無断発注や残業手当の支払い不足など、コンプライアンスの根幹である法令や社会的規範から逸脱した行為が続いた。

 生じた問題の出口を締めれば、対策した様な気になる。根本原因が正さなければ、また同じ問題が生じるリスクを残す。セブン&アイの発表内容だけでは仔細を知ることはできないが、何か付焼き刃的な対策に見えてしまう。

 

 

 

 

 セブン&アイのホームページでは経営計画が公表されている。幾重に積み重なる目標、その実現のためのいくつもある行動指針。目標の多さ、行動指針の多さに驚く。どれだけの社員が、この複雑になった行動指針などを理解できているのだろうか。

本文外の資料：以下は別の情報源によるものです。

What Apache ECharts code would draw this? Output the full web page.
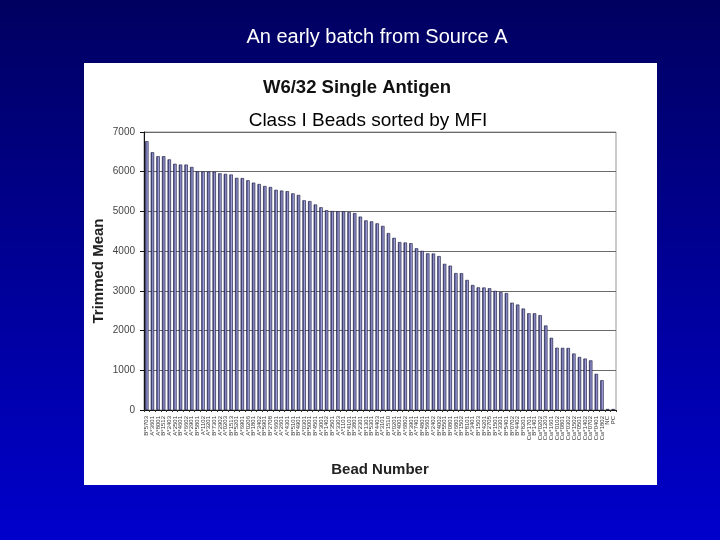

計画は社員ひとりひとりの実行を伴なって目標達成に近づく。追いかける目標が多ければ、犠牲になる目標があっても不思議はない。もっとシンプルに書きあらわすことはできないのだろうか。

 

 ジャックウェルチも、ミッション(経営理念)とバリュー(行動規範)が重要だと説いた。それは現実的で、具体性があって、シンプルにわかりやすくその方向性を明確に示し、目的に到達するために取るべき行動を表現するという。

 

セブン&アイの社是は

「私たちは、お客様に信頼される、誠実な企業でありたい。
私たちは、取引先、株主、地域社会に信頼される、誠実な企業でありたい。
私たちは、社員に信頼される、誠実な企業でありたい。」

だという。

 

しかし、現実は真逆のようだ。今回のニュースリリースで発表された内容で社是の実現は可能なのであろうか。

 

 V字回復はそうそうあり得ることではない。改悪にならず、現状維持できていれば合格点と言えるのかもしれないが、それでは、社員は負担を強いられ続けることになるのではとも感じる。生産性改善、働き方改革にほど遠い世界がそこにあるようにも見える。

   

新型コロナウィルスの影響がこの先心配される。すべてのステークスホルダーに信頼される、誠実な企業であることが試されることになるのかもしれない。

ピンチはチャンスという。米コンビニも苦境のようだ。このピンチをチャンスに変えていけるのだろうか。